The surprise court decision in March to overturn US group MetLife's designation as a systemically important financial institution (Sifi) could weaken the case for systemic regulation both in the US and abroad.
Even though the Financial Stability Oversight Council (FSOC), which designated MetLife as a Sifi, is appealing the decision and despite the judgement being made largely on procedural grounds, judge Rosemary Collyer has tipped the debate on systemic regulation of insurers back in favour of the designated firms.
Collyer said the FSOC made three main mistakes. First, it did not follow its own rules on how designations would be made, and failed to make clear to MetLife the changes in methodology and explain them. Second, the council fell short in showing how MetLife's failure could damage the functioning of the financial markets. And, third, it failed to conduct a cost-benefit analysis of the designation.

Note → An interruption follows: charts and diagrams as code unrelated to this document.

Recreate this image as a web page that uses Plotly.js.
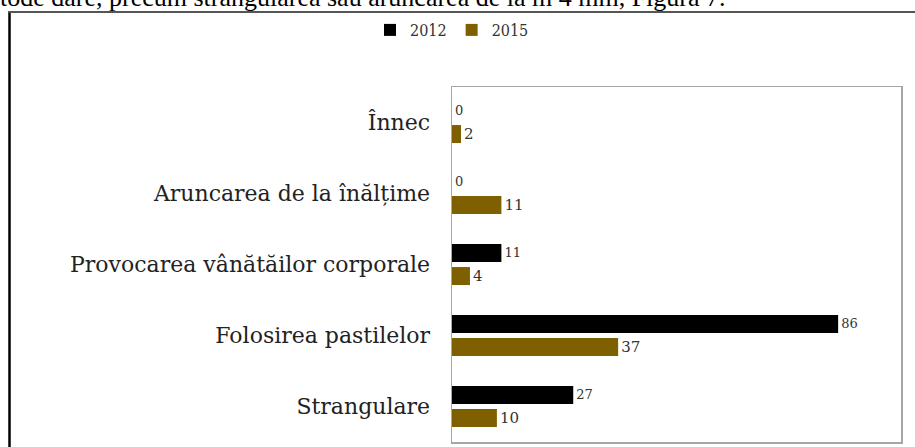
<!DOCTYPE html>
<html>
<head>
<meta charset="utf-8">
<script src="https://cdn.plot.ly/plotly-3.0.1.min.js"></script>
<style>
html,body{margin:0;padding:0;background:#fff;overflow:hidden;}
#chart{width:915px;height:447px;}
</style>
</head>
<body>
<div id="chart"></div>
<script>
const categories = ["Înnec", "Aruncarea de la înălțime", "Provocarea vânătăilor corporale", "Folosirea pastilelor", "Strangulare"];
const series2012 = [0, 0, 11, 86, 27];
const series2015 = [2, 11, 4, 37, 10];
const seriesNames = ["2012", "2015"];
const headerText = "tode dare, precum strangularea sau aruncarea de la m 4 mm, Figura 7.";

// plot area pixel box: left 452, right 901, top 87, bottom 442
const L = 452, R = 901, T = 87, B = 442;
const px = x => (x - L) / (R - L);
const py = y => (B - y) / (B - T);

const traces = [
  {
    type: "bar", orientation: "h", name: seriesNames[0],
    y: categories, x: series2012,
    marker: {color: "#000000"},
    text: series2012.map(String), textposition: "outside", cliponaxis: false,
    textfont: {family: "DejaVu Serif", size: 13, color: "#333333"},
    hoverinfo: "none"
  },
  {
    type: "bar", orientation: "h", name: seriesNames[1],
    y: categories, x: series2015,
    marker: {color: "#7f6000"},
    text: series2015.map(String), textposition: "outside", cliponaxis: false,
    textfont: {family: "DejaVu Serif", size: 15, color: "#333333"},
    hoverinfo: "none"
  }
];

const layout = {
  width: 915, height: 447,
  margin: {l: L, r: 915 - R, t: T, b: 447 - B, pad: 0},
  paper_bgcolor: "#ffffff", plot_bgcolor: "#ffffff",
  barmode: "group", bargap: 0.35, bargroupgap: 0.22,
  showlegend: true,
  legend: {
    orientation: "h", x: px(452), xanchor: "center", y: py(30), yanchor: "middle",
    font: {family: "DejaVu Serif Condensed", size: 16, color: "#333333"},
    itemwidth: 30, tracegroupgap: 0
  },
  xaxis: {
    range: [0, 100], showgrid: false, zeroline: false, showticklabels: false, ticks: "",
    showline: true, mirror: true, linecolor: "#a6a6a6", linewidth: 1.5, fixedrange: true
  },
  yaxis: {
    type: "category", autorange: "reversed", showgrid: false, zeroline: false, ticks: "",
    ticklabelstandoff: 16,
    tickfont: {family: "DejaVu Serif", size: 22, color: "#222222"},
    showline: true, mirror: true, linecolor: "#a6a6a6", linewidth: 1.5, fixedrange: true
  },
  shapes: [
    {type: "line", xref: "paper", yref: "paper", x0: px(9.5), x1: px(9.5), y0: py(11), y1: py(460),
     line: {color: "#000000", width: 2.5}},
    {type: "line", xref: "paper", yref: "paper", x0: px(8), x1: px(915), y0: py(12), y1: py(12),
     line: {color: "#555555", width: 2}}
  ],
  annotations: [
    {xref: "paper", yref: "paper", x: px(-2), xanchor: "left", y: py(-2), yanchor: "middle",
     text: headerText, showarrow: false,
     font: {family: "Liberation Serif", size: 26, color: "#000000"}}
  ]
};

Plotly.newPlot("chart", traces, layout, {displayModeBar: false, staticPlot: true});
</script>
</body>
</html>
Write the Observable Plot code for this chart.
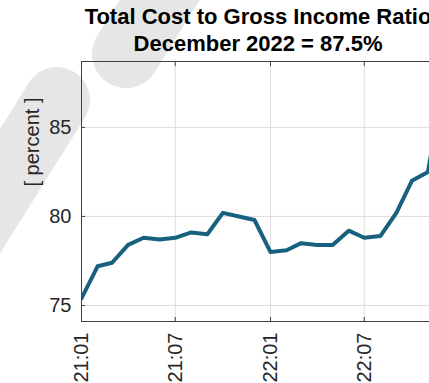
<!DOCTYPE html>
<html><head><meta charset="utf-8">
<script src="https://cdn.jsdelivr.net/npm/d3@7"></script>
<script src="https://cdn.jsdelivr.net/npm/@observablehq/plot@0.6"></script>
<style>
html,body{margin:0;padding:0;background:#fff;overflow:hidden;width:429px;height:383px;}
#wrap{position:relative;width:429px;height:383px;overflow:hidden;font-family:"Liberation Sans",Arial,sans-serif;}
.wm{position:absolute;background:#e6e6e6;z-index:0;}
#wmA{left:24px;top:67px;width:66px;height:400px;border-radius:33px;transform-origin:33px 33px;transform:rotate(32deg);}
#wmB{left:92px;top:-212px;width:68px;height:300px;border-radius:34px;transform-origin:34px 266px;transform:rotate(32deg);}
#title{position:absolute;left:258px;top:3px;transform:translateX(-50%);white-space:nowrap;text-align:center;font-weight:bold;font-size:22px;line-height:27px;color:#000;z-index:2;}
#chart{position:absolute;left:0;top:58px;z-index:1;}
</style></head><body>
<div id="wrap">
<div class="wm" id="wmA"></div><div class="wm" id="wmB"></div>
<div id="title">Total Cost to Gross Income Ratio<br>December 2022 = 87.5%</div>
<div id="chart"></div>
</div>
<script>
const months = ["21:01","21:02","21:03","21:04","21:05","21:06","21:07","21:08","21:09","21:10","21:11","21:12",
                "22:01","22:02","22:03","22:04","22:05","22:06","22:07","22:08","22:09","22:10","22:11","22:12"];
const ratio = [75.4, 77.2, 77.4, 78.4, 78.8, 78.7, 78.8, 79.1, 79.0, 80.2, 80.0, 79.8,
               78.0, 78.1, 78.5, 78.4, 78.4, 79.2, 78.8, 78.9, 80.2, 82.0, 82.5, 87.5];
const yTicks = [75, 80, 85];
const xTickLabels = ["21:01", "21:07", "22:01", "22:07"];
const yLabel = "[ percent ]";

const parse = d3.utcParse("%y:%m");
const fmt = d3.utcFormat("%y:%m");
const data = months.map((m, i) => ({date: parse(m), value: ratio[i]}));
const xTicks = xTickLabels.map(parse);
const axisColor = "#404040";
const textColor = "#262626";

const plot = Plot.plot({
  width: 463, height: 328,
  marginLeft: 81, marginRight: 20, marginTop: 3, marginBottom: 65,
  style: {background: "transparent", maxWidth: "none", overflow: "visible", fontFamily: "'Liberation Sans', Arial, sans-serif", fontSize: "20px", color: textColor},
  x: {type: "utc", domain: [data[0].date, data[data.length - 1].date]},
  y: {domain: [74.1, 88.7]},
  marks: [
    Plot.gridX(xTicks, {stroke: "#dcdcdc", strokeOpacity: 1}),
    Plot.gridY(yTicks, {stroke: "#dcdcdc", strokeOpacity: 1}),
    Plot.line(data, {x: "date", y: "value", stroke: "#17617f", strokeWidth: 4, clip: true}),
    Plot.frame({stroke: axisColor, strokeWidth: 1}),
    Plot.axisY(yTicks, {anchor: "left", tickSize: 0, tickPadding: 10, fontSize: 20, fill: textColor, label: null}),
    Plot.axisY(yTicks, {anchor: "left", tickSize: 4, dx: 4, fill: "none", stroke: axisColor, label: null}),
    Plot.axisY(yTicks, {anchor: "right", tickSize: 4, dx: -4, fill: "none", stroke: axisColor, label: null}),
    Plot.axisX(xTicks, {anchor: "bottom", tickSize: 0, tickPadding: 11, tickRotate: -90, tickFormat: fmt, fontSize: 20, fill: textColor, label: null}),
    Plot.axisX(xTicks, {anchor: "bottom", tickSize: 4, dy: -4, fill: "none", stroke: axisColor, label: null}),
    Plot.axisX(xTicks, {anchor: "top", tickSize: 4, dy: 4, fill: "none", stroke: axisColor, label: null}),
    Plot.text([yLabel], {frameAnchor: "left", rotate: -90, dx: -49, dy: -5, fontSize: 20, fill: textColor})
  ]
});
document.getElementById("chart").appendChild(plot);
</script>
</body></html>
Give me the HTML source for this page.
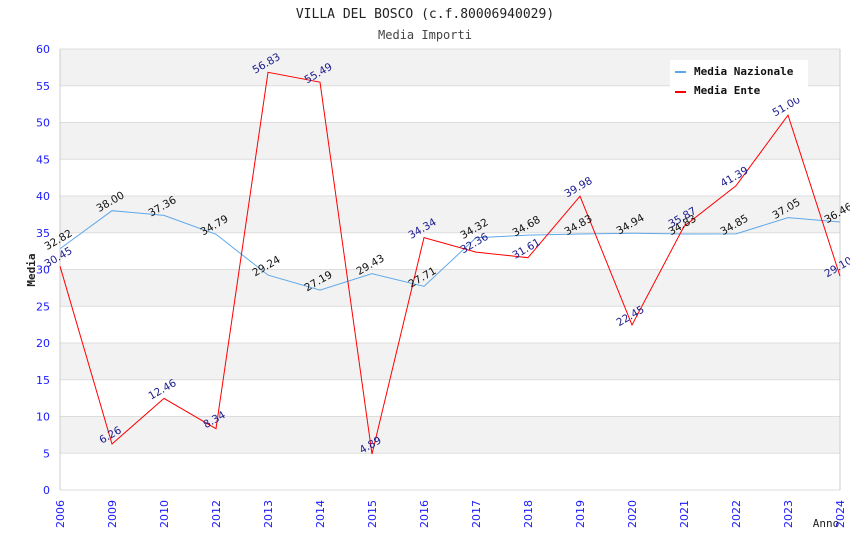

If unsuccessful in appealing the decision, the FSOC could still change its approach in each of these areas. Yet making such changes and renaming MetLife in the next round of Sifi designations would be far from straightforward.
Collyer criticised the FSOC heavily for failing to prove MetLife could get into the kind of financial difficulty that would create a risk to the financial system – a criticism that goes to the heart of the debate over systemic regulation. Insurers have always argued they are not vulnerable to policyholder runs in the same way that banks might face a rash of customer withdrawals.
The FSOC could change its methodology and say the vulnerability of Sifis does not matter, only their potential to create systemic damage. But such a change would undermine the credibility of the designation process, which has been heavily criticised already.
Alternatively, the FSOC could seek to prove MetLife is vulnerable to a run. But many in the industry think that would be hard or impossible to achieve, particularly after the insurer spins off its variable annuity business.
If the FSOC fails to overturn Collyer's decision and cannot change its methodology, MetLife would be left designated as systemically important at a global level but not in the US. However, the insurer would be regulated by a supervisor – the New York Department of Financial Services (NY DFS) – that has opposed Sifi designations from the start. The NY DFS would be unlikely to enforce international rules that lack any legal basis at home.
Meanwhile, the deeper damage to the argument for regulating systemically risky insurers might be the reopening of the debate on whether insurers are vulnerable in the same way as banks. For the industry, it is an argument that has never been properly resolved. The MetLife judgement means it cannot be ignored.